When we met in Downing Street, he highlighted rail electrification to Swansea, a nuclear power station on Anglesey, a new prison in Wrexham.
But, I suggested, politicians keep talking about the assembly's powers. Only, he said, because you (the media) keep talking about them - "It's a self-licking lollipop".
What surprised me about his response to questions about devolution was that he focused more on the past - the 2011 referendum on law-making powers - than the future.
With a draft new law due to be published in October, I expected him to be more forward-looking. Perhaps it was jet-lag - he'd just returned from a trip Jamaica and the United States - but he was not his usual fluent self on devolution.
He did accuse First Minister Carwyn Jones of "playing politics", although, coming from one politician to another, it is a bit like a bishop accusing a fellow cleric of playing religion.
Mr Cameron was more animated and fluent on the Rugby World Cup. How did the MP for Witney in Oxfordshire, who says he leads a "one nation" government, feel when Wales beat England?

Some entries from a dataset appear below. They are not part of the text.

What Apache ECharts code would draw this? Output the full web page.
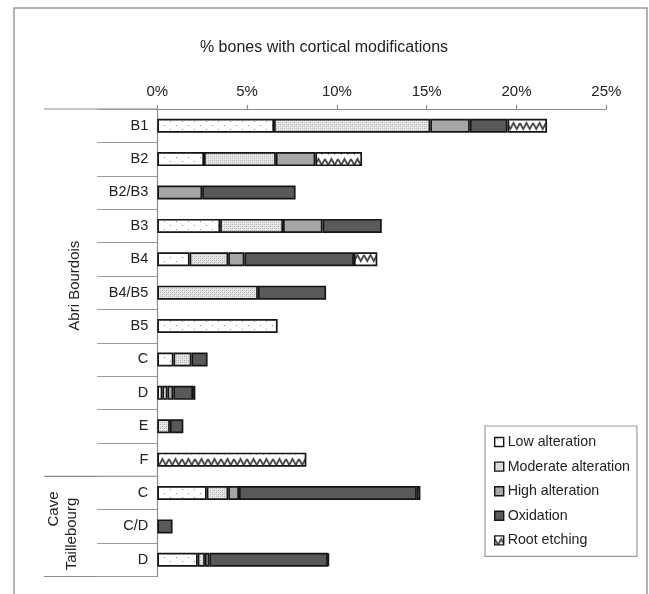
<!DOCTYPE html>
<html>
<head>
<meta charset="utf-8">
<script src="https://cdn.jsdelivr.net/npm/echarts@6/dist/echarts.min.js"></script>
<style>
html,body{margin:0;padding:0;background:#fff;}
#chart{width:649px;height:594px;}
</style>
</head>
<body>
<div id="chart"></div>
<script>
// ---- data ----
var categories = ['B1','B2','B2/B3','B3','B4','B4/B5','B5','C','D','E','F','C','C/D','D'];
var groupNames = ['Abri Bourdois', 'Cave Taillebourg'];
var groupSizes = [11, 3];
var seriesNames = ['Low alteration','Moderate alteration','High alteration','Oxidation','Root etching'];
var lowAlteration      = [6.5, 2.6, null, 3.5, 1.8, null, 6.7, 0.9, 0.28, null, null, 2.75, null, 2.25];
var moderateAlteration = [8.7, 4.0, null, 3.5, 2.15, 5.6, null, 1.0, 0.28, 0.7, null, 1.2, null, 0.4];
var highAlteration     = [2.2, 2.2, 2.5, 2.2, 0.9, null, null, null, 0.33, null, null, 0.6, null, 0.25];
var oxidation          = [2.1, null, 5.2, 3.3, 6.1, 3.8, null, 0.9, 1.1, 0.75, null, 9.9, 0.85, 6.6];
var rootEtching        = [2.2, 2.6, null, null, 1.3, null, null, null, 0.13, null, 8.3, 0.2, null, 0.05];
var xTicks = {min: 0, max: 25, interval: 5};

// ---- patterns ----
function makePattern(w, h, draw) {
  var c = document.createElement('canvas');
  c.width = w; c.height = h;
  var ctx = c.getContext('2d');
  ctx.fillStyle = '#fff';
  ctx.fillRect(0, 0, w, h);
  draw(ctx);
  return {image: c, repeat: 'repeat'};
}
var lowPattern = makePattern(12, 8, function (ctx) {
  ctx.fillStyle = '#8a8a8a';
  ctx.fillRect(2, 1, 1, 1);
  ctx.fillRect(8, 5, 1, 1);
});
var modPattern = makePattern(4, 4, function (ctx) {
  ctx.fillStyle = '#e4e4e4';
  ctx.fillRect(0, 0, 4, 4);
  ctx.fillStyle = '#b0b0b0';
  ctx.fillRect(0, 0, 1, 1);
  ctx.fillRect(2, 2, 1, 1);
  ctx.fillStyle = '#c8c8c8';
  ctx.fillRect(2, 0, 1, 1);
  ctx.fillRect(0, 2, 1, 1);
  ctx.fillStyle = '#f4f4f4';
  ctx.fillRect(1, 1, 1, 1);
  ctx.fillRect(3, 3, 1, 1);
});
var rootPattern = makePattern(13, 12, function (ctx) {
  ctx.strokeStyle = '#4a4a4a';
  ctx.lineWidth = 1.8;
  ctx.beginPath();
  ctx.moveTo(0, 3);
  ctx.lineTo(3.25, 9);
  ctx.lineTo(6.5, 3);
  ctx.lineTo(9.75, 9);
  ctx.lineTo(13, 3);
  ctx.stroke();
});
var fills = [lowPattern, modPattern, '#a6a6a6', '#595959', rootPattern];
var values = [lowAlteration, moderateAlteration, highAlteration, oxidation, rootEtching];

var chart = echarts.init(document.getElementById('chart'), null, {renderer: 'canvas'});
var gridTop = 109, gridBottom = 17.5, gridLeft = 157.3, gridRight = 42.7;
var FONT = 'Liberation Sans, Arial, sans-serif';

var series = seriesNames.map(function (name, i) {
  return {
    name: name,
    type: 'bar',
    stack: 'all',
    barWidth: 14,
    data: values[i],
    itemStyle: {color: fills[i], borderColor: '#151515', borderWidth: 1.7},
    emphasis: {disabled: true},
    animation: false
  };
});

chart.setOption({
  animation: false,
  textStyle: {fontFamily: FONT},
  title: {
    text: '% bones with cortical modifications',
    left: 319, top: 35, textAlign: 'center',
    textStyle: {fontSize: 16, fontWeight: 'normal', color: '#222', fontFamily: FONT}
  },
  grid: {left: gridLeft, right: gridRight, top: gridTop, bottom: gridBottom, containLabel: false},
  xAxis: {
    type: 'value', position: 'top',
    min: xTicks.min, max: xTicks.max, interval: xTicks.interval,
    axisLine: {show: true, lineStyle: {color: '#8c8c8c', width: 1.2}},
    axisTick: {show: true, length: 4, inside: false, lineStyle: {color: '#8c8c8c', width: 1.2}},
    splitLine: {show: false},
    axisLabel: {formatter: '{value}%', fontSize: 15, color: '#222', margin: 10, fontFamily: FONT}
  },
  yAxis: {
    type: 'category', inverse: true, data: categories,
    axisLine: {show: true, lineStyle: {color: '#8c8c8c', width: 1.2}},
    axisTick: {show: true, length: 60, interval: 0, alignWithLabel: false, lineStyle: {color: '#9a9a9a', width: 1.2}},
    axisLabel: {fontSize: 14.5, color: '#222', margin: 9, interval: 0, fontFamily: FONT}
  },
  legend: {
    orient: 'vertical', left: 485, top: 426,
    padding: [9, 7, 9, 9],
    itemGap: 10.6, itemWidth: 9, itemHeight: 9,
    icon: 'rect',
    borderColor: '#9a9a9a', borderWidth: 1.2,
    itemStyle: {borderColor: '#151515', borderWidth: 1.4},
    textStyle: {fontSize: 14.2, color: '#222', padding: [0, 0, 0, -1], fontFamily: FONT},
    selectedMode: false,
    data: seriesNames
  },
  series: series
});

// ---- group separators and labels ----
function drawGroups() {
  var els = [];
  els.push({type: 'rect', shape: {x: 14, y: 8, width: 633, height: 620}, style: {fill: 'none', stroke: '#9a9a9a', lineWidth: 1.5}, silent: true});
  var plotBottom = 594 - gridBottom;
  var rowH = (plotBottom - gridTop) / categories.length;
  var start = 0;
  var bounds = [gridTop];
  groupSizes.forEach(function (n) { start += n; bounds.push(gridTop + start * rowH); });
  bounds.forEach(function (y) {
    els.push({type: 'line', shape: {x1: 44, y1: y, x2: gridLeft, y2: y}, style: {stroke: '#8c8c8c', lineWidth: 1.2}, silent: true});
  });
  var c1 = (bounds[0] + bounds[1]) / 2 - 7;
  els.push({type: 'text', x: 75, y: c1, rotation: Math.PI / 2,
    style: {text: groupNames[0], fontSize: 15, fill: '#222', align: 'center', verticalAlign: 'middle', fontFamily: FONT}, silent: true});
  var parts = groupNames[1].split(' ');
  els.push({type: 'text', x: 54, y: 509, rotation: Math.PI / 2,
    style: {text: parts[0], fontSize: 15, fill: '#222', align: 'center', verticalAlign: 'middle', fontFamily: FONT}, silent: true});
  els.push({type: 'text', x: 72, y: 534, rotation: Math.PI / 2,
    style: {text: parts[1], fontSize: 15, fill: '#222', align: 'center', verticalAlign: 'middle', fontFamily: FONT}, silent: true});
  chart.setOption({graphic: {elements: els}});
}
drawGroups();
</script>
</body>
</html>
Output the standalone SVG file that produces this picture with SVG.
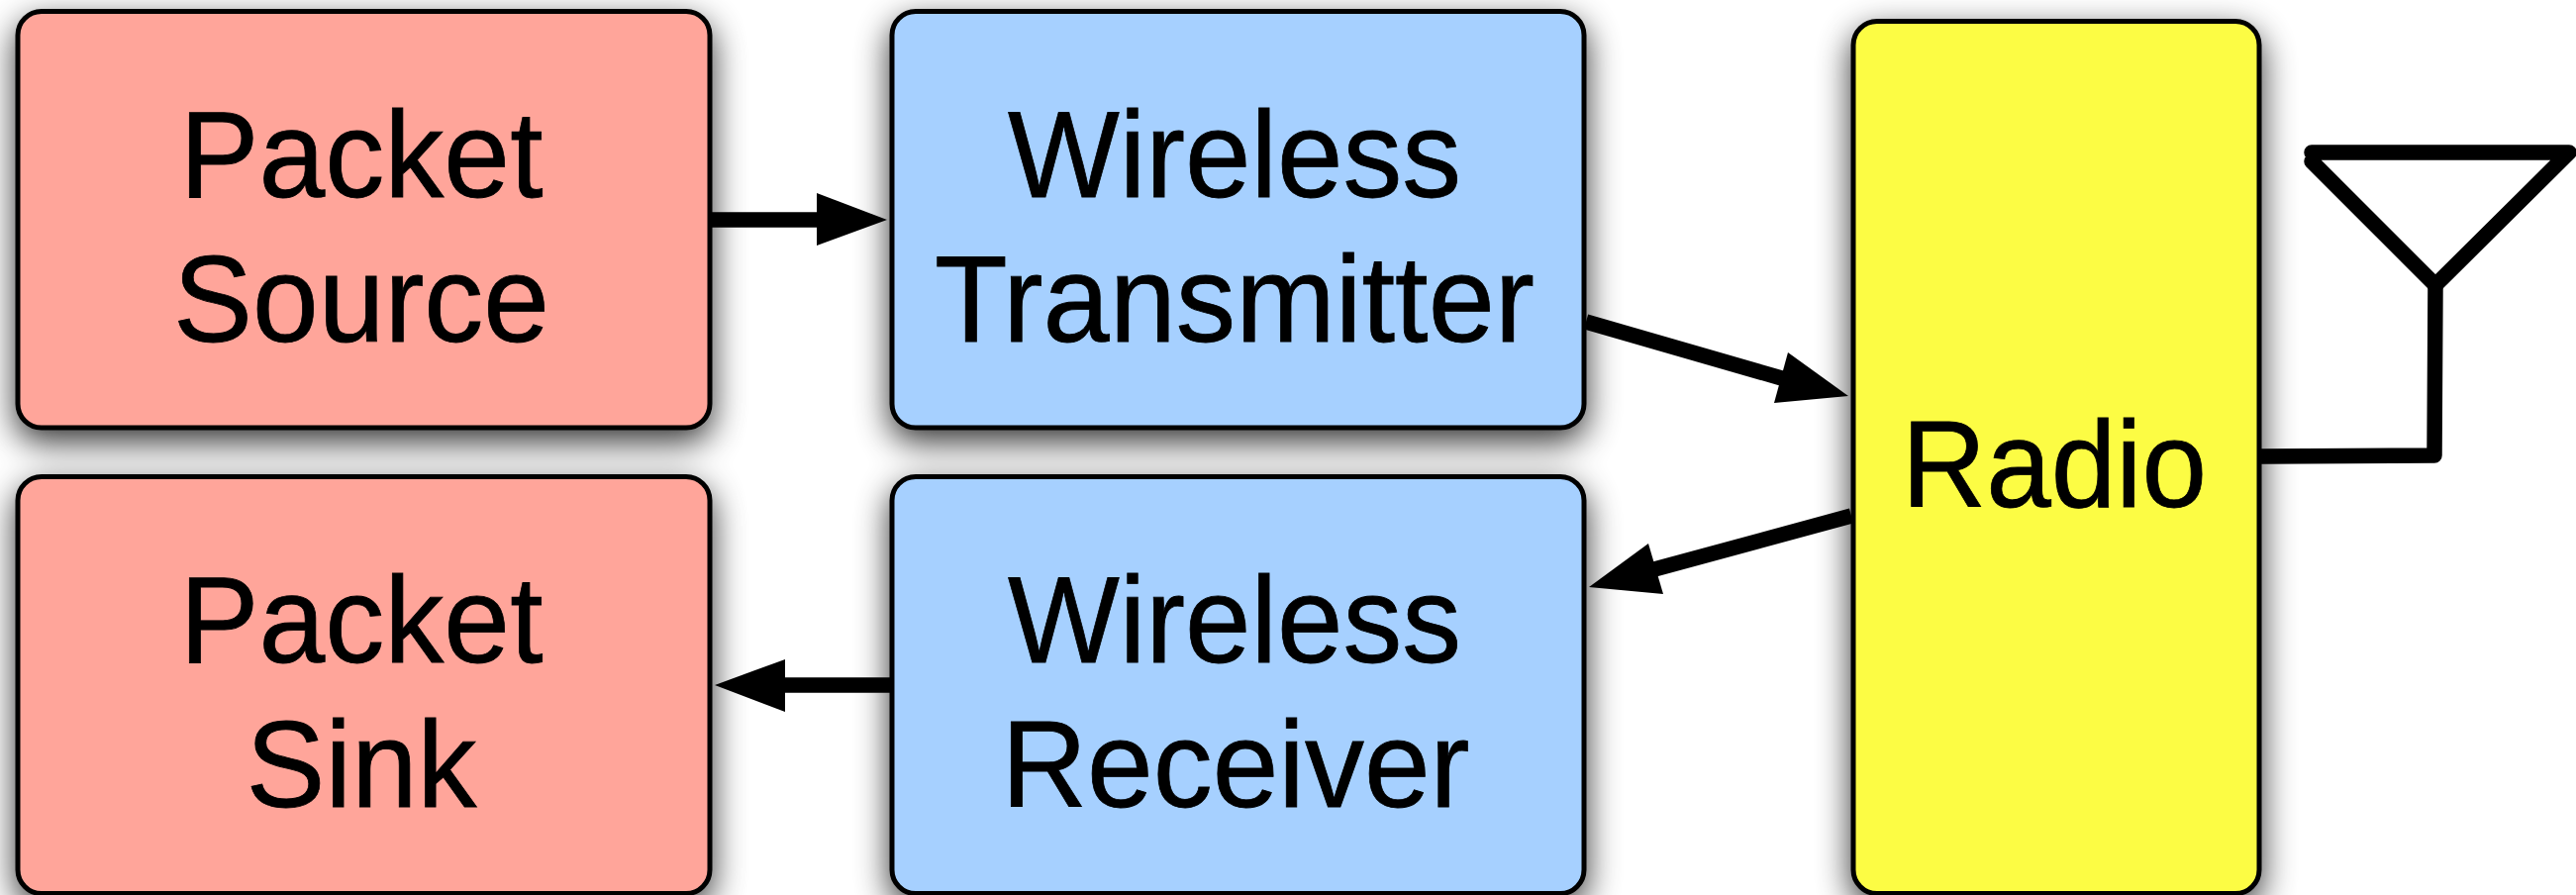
<svg xmlns="http://www.w3.org/2000/svg" width="2602" height="904" viewBox="0 0 2602 904">
  <defs>
    <filter id="shadow" filterUnits="userSpaceOnUse" x="-100" y="-100" width="2802" height="1104" color-interpolation-filters="sRGB">
      <feGaussianBlur stdDeviation="17"/>
    </filter>
  </defs>
  <style>
    .box { stroke: #000; stroke-width: 5; }
    .red { fill: #FFA59A; }
    .blue { fill: #A6D0FF; }
    .yellow { fill: #FCFC44; }
    .sh { fill: #000; stroke: #000; stroke-width: 5; }
    text { font-family: "Liberation Sans", Arial, sans-serif; font-size: 125px; fill: #000; stroke: #000; stroke-width: 0.8; text-anchor: middle; }
    .line { fill: none; stroke: #000; stroke-width: 15.5; stroke-linejoin: round; stroke-linecap: butt; }
    .round { stroke-linecap: round; }
    .head { fill: #000; stroke: none; }
  </style>
  <rect width="2602" height="904" fill="#fff"/>
  <g id="shadows" filter="url(#shadow)" opacity="0.8">
    <rect class="sh" x="18" y="23.5" width="699" height="420.5" rx="24" ry="24"/>
    <rect class="sh" x="901" y="23.5" width="699" height="420.5" rx="24" ry="24"/>
    <rect class="sh" x="18" y="493.5" width="699" height="421" rx="24" ry="24"/>
    <rect class="sh" x="901" y="493.5" width="699" height="421" rx="24" ry="24"/>
    <rect class="sh" x="1872" y="33.5" width="410" height="881" rx="24" ry="24"/>
  </g>
  <g id="packet-source">
    <rect class="box red" x="18" y="11.5" width="699" height="420.5" rx="24" ry="24"/>
    <text x="365" y="199" textLength="367" lengthAdjust="spacingAndGlyphs">Packet</text>
    <text x="365" y="345" textLength="380" lengthAdjust="spacingAndGlyphs">Source</text>
  </g>
  <g id="wireless-transmitter">
    <rect class="box blue" x="901" y="11.5" width="699" height="420.5" rx="24" ry="24"/>
    <text x="1247" y="199" textLength="458" lengthAdjust="spacingAndGlyphs">Wireless</text>
    <text x="1247" y="345" textLength="606" lengthAdjust="spacingAndGlyphs">Transmitter</text>
  </g>
  <g id="packet-sink">
    <rect class="box red" x="18" y="481.5" width="699" height="421" rx="24" ry="24"/>
    <text x="365" y="669" textLength="367" lengthAdjust="spacingAndGlyphs">Packet</text>
    <text x="365" y="815" textLength="233" lengthAdjust="spacingAndGlyphs">Sink</text>
  </g>
  <g id="wireless-receiver">
    <rect class="box blue" x="901" y="481.5" width="699" height="421" rx="24" ry="24"/>
    <text x="1247" y="669" textLength="458" lengthAdjust="spacingAndGlyphs">Wireless</text>
    <text x="1248" y="815" textLength="473" lengthAdjust="spacingAndGlyphs">Receiver</text>
  </g>
  <g id="radio">
    <rect class="box yellow" x="1872" y="21.5" width="410" height="881" rx="24" ry="24"/>
    <text x="2075" y="512" textLength="308" lengthAdjust="spacingAndGlyphs">Radio</text>
  </g>
  <g id="connectors">
    <line class="line" x1="719" y1="222" x2="830" y2="222"/>
    <polygon class="head" points="896,222 825,195 825,248"/>
    <line class="line" x1="1602" y1="325" x2="1810" y2="385"/>
    <polygon class="head" points="1867,400 1806,356 1792,407"/>
    <line class="line" x1="1870" y1="521" x2="1660" y2="578"/>
    <polygon class="head" points="1605,593 1665,549 1680,600"/>
    <line class="line" x1="900" y1="692" x2="790" y2="692"/>
    <polygon class="head" points="722,692 793,666 793,719"/>
    <path class="line" d="M2284 461 L2459 460 L2460 288"/>
  </g>
  <g id="antenna">
    <path class="line round" d="M2335 154 H2595 L2460 288 L2335 163"/>
  </g>
</svg>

"I'm an England fan," he admitted, "but I've got a Welsh grandmother. I've got Scottish blood flowing through my veins and recently I discovered some Irish ancestry too.
"The great thing about the United Kingdom is you can support all the home nations if you want to, I always have done.
"Not everyone, I know, always does. When they're playing each other I support England but I was delighted Wales beat Fiji."
After Saturday's English defeat to devolution, he'll be more grateful than ever to his Welsh granny.